LONDON - For much of the past week, a procession of witnesses has filed into Room 73 at London's Royal Court of Justice to testify, ostensibly, about one issue: What brought about the death of Dr. David Kelly, one of Britain's foremost experts on Iraq's biological, chemical and nuclear weapons programs?
Repeatedly, people involved in these hearings - led by a senior judge, Lord Hutton - have been told that this is not a trial. Yet, never far below the surface, there is an overwhelming sense that the inquiry will deliver a verdict that will mold history's view of whether Prime Minister Tony Blair misled the nation in going to war against Iraq - or even dictate his political longevity.
Figuratively at least, one of Britain's biggest institutions, the British Broadcasting Corp., is in the dock with him. It was a BBC report on May 29 - for which the government and the BBC ultimately named Kelly as the source - that precipitated this crisis of credibility. The report suggested that the government exaggerated the threat from Saddam Hussein's weapons programs to persuade the nation to support an invasion.
The report rebounded on the credibility of government and broadcaster as events unfolded toward the discovery July 18 of Kelly's body, his left wrist slashed, apparently a suicide.

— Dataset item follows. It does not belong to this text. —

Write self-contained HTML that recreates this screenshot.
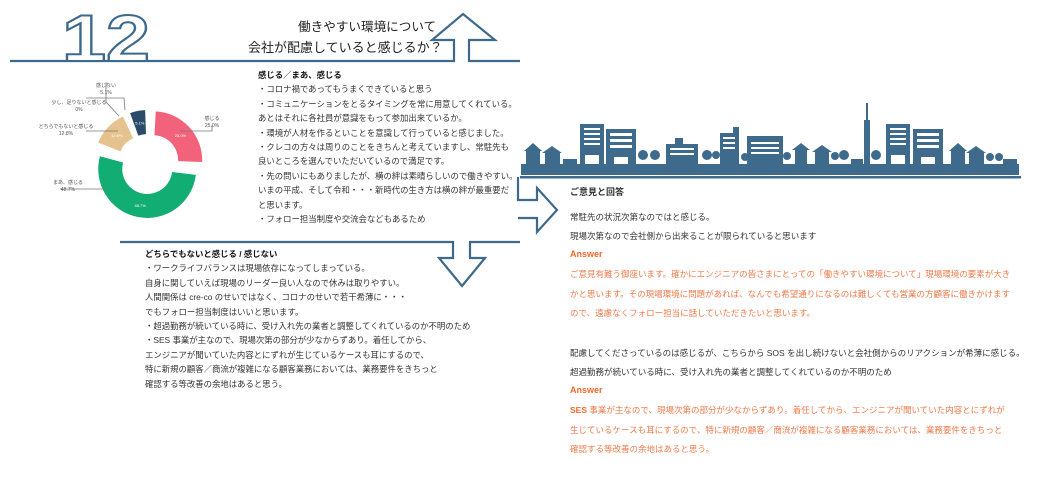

Despite four long days of evidence from colleagues, friends, reports and officials, it is unclear what might have led to the death of Kelly, 59. It is equally uncertain whether the government, as its critics assert, set out to present a distorted view of the threat from Iraq - specifically, as reported by the BBC, by turning a flimsy intelligence report into a cast-iron assertion that Iraq had the capability to launch biological or chemical weapons within 45 minutes.
From the murk of conflicting evidence, however, discernible themes seem to be emerging.
First, testimony from three BBC reporters who spoke to Kelly indicated that he had misgivings about the claims regarding the 45-minute threat and that he seemed to have believed that Blair's press office had a hand in crafting an official dossier in September that overstated the case for war.
Second, discrepancies between what two of the reporters believed Kelly was telling them have raised questions about whether the BBC itself misled its listeners - and thus tarnished its own credibility - through what a BBC editor called "loose use of language and lack of judgment" by Andrew Gilligan, the correspondent for the May 29 report.
Third, the testimony seems to depict Kelly as victim rather than villain - a scientist caught up in bureaucratic machinations and witch hunts.
It was a series of bruising encounters with some of those officials that culminated in a direct order from Defense Secretary Geoff Hoon, reportedly supported by Blair, for Kelly to appear before a televised parliamentary inquiry July 15 after being publicly identified as the BBC's informant. Kelly appeared and acknowledged "interacting" with Gilligan, but he denied being the "main source" for the May 29 BBC report.
A day later Kelly testified before a closed-door inquiry and, said Bryan Wells, a Defense Ministry official, felt "very pleased at how it had gone."
But other senior intelligence officials were still seeking a "security-style" grilling of Kelly.
"Kelly is feeling the pressure and does not appear to be handling it well," said a Defense Ministry's memorandum composed before Kelly's death and presented to the Hutton inquiry.
Even on July 17, as Kelly left his home for a walk from which he did not return, government officials were still calling his cell phone to inquire about his contacts with reporters.
In some ways, the inquiry so far has given grist to all sides, and all sides have had their say over this divisive debate inspired by the war in Iraq.
Columnist Peter Riddell wrote in The Times of London, "The death of Dr. Kelly is essentially still a story about him, rather than why we went to war five months ago."
Writing in The Guardian, however, Roy Hattersley, a former Labor minister, argued that on the very first day of the inquiry, intelligence officers had cast doubt on the government's claim that "we and our allies faced a real and present danger.
"If we had known in March what we know today, neither the House of Commons nor the British people would have supported the decision to go to war. The government exaggerated the threat from Iraq."